What has happened is the some of the smaller players that users had hoped to someday grow big and be competitive, have gone in different directions.  What was Mobilicity has been acquired by Rogers Wireless and absorbed into Chatr Mobile.  This is similar to T-Mobile taking over MetroPCS.  Chatr offers different price points and the same coverage as Rogers, but nobody's giving away the store.

The other change was the acquisition of Wind Mobile, Canada's last hope for wireless salvation.  They were purchased by one of Canada's major cable companies, Shaw Communications, and the name was changed to Freedom Mobile. Hopes were dashed when Freedom sold their licenses in Manitoba and Saskatchewan to local operators in those provinces.  This funded Freedom's upgrade of 4G-LTE coverage in other areas, but requires their customers to roam outside their home service area, which is still quite small, and some of which is limited to higher AWS frequencies.  Freedom does offer cheaper local plans and better deals for roaming into the US, but they can't offer the iPhone.  Freedom's moves don't seem to affect the top 3, so the game continues, and the prices remain higher than in the US. Lucky us. And it's why we can't let any of our top 4 carriers merge.

Wednesday, November 30, 2016

Your Phone Without a Number

When flip phones gave way to Smart phones, we asked, "What's next?"  Now that the phone has become a 'device', the actual use of this unit is for data access and not so much as a 'telephone'. Making calls has fallen for many users to the point where voice calls and text messages are just another app, and no longer the primary use of the phone...er device.

This has led to cheaper,  'data-only' plans, and your phone number is no longer the domain of your wireless carrier.  I was hit with this reality while roaming in Europe where I only needed a SIM for data access, not a plan that enabled calls to the US or locally.  All you need is a data SIM.  You bypass the need for identification and you make whatever calls you want with an app...for free, and only if you want...you don't lose any prepaid minutes.  This has been the basis for "Wi-fi Calling" but just as easy on any data-connected device.

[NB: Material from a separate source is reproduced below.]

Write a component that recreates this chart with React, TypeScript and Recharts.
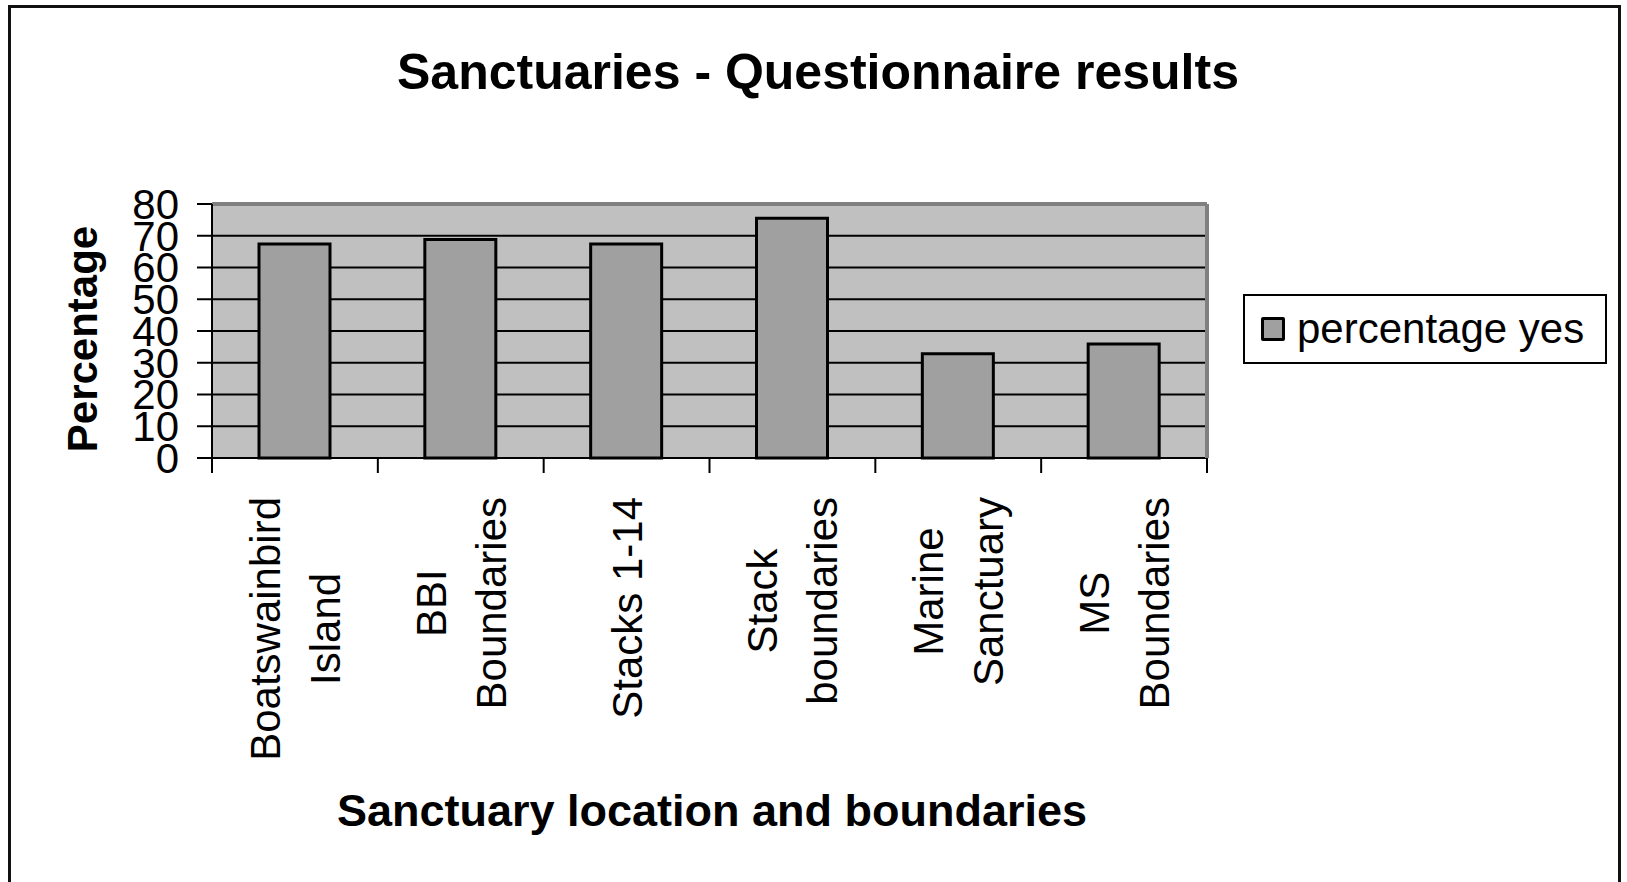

In our case, we used Google Hangouts (and the Hangouts Dialer) for outgoing calls, and Google Voice and Hangouts for incoming calls.  If configured properly, your Google Voice number shows on Caller ID.  You know what, this sounds complicated.  But after you use it, you begin to realize this is revolutionary...and just as usable at home as it is for roaming.  At worse, your outgoing calls show a Caller ID of "unknown number", because your call has no number.  Because a number we no longer need.  Us cheapskates are cheering.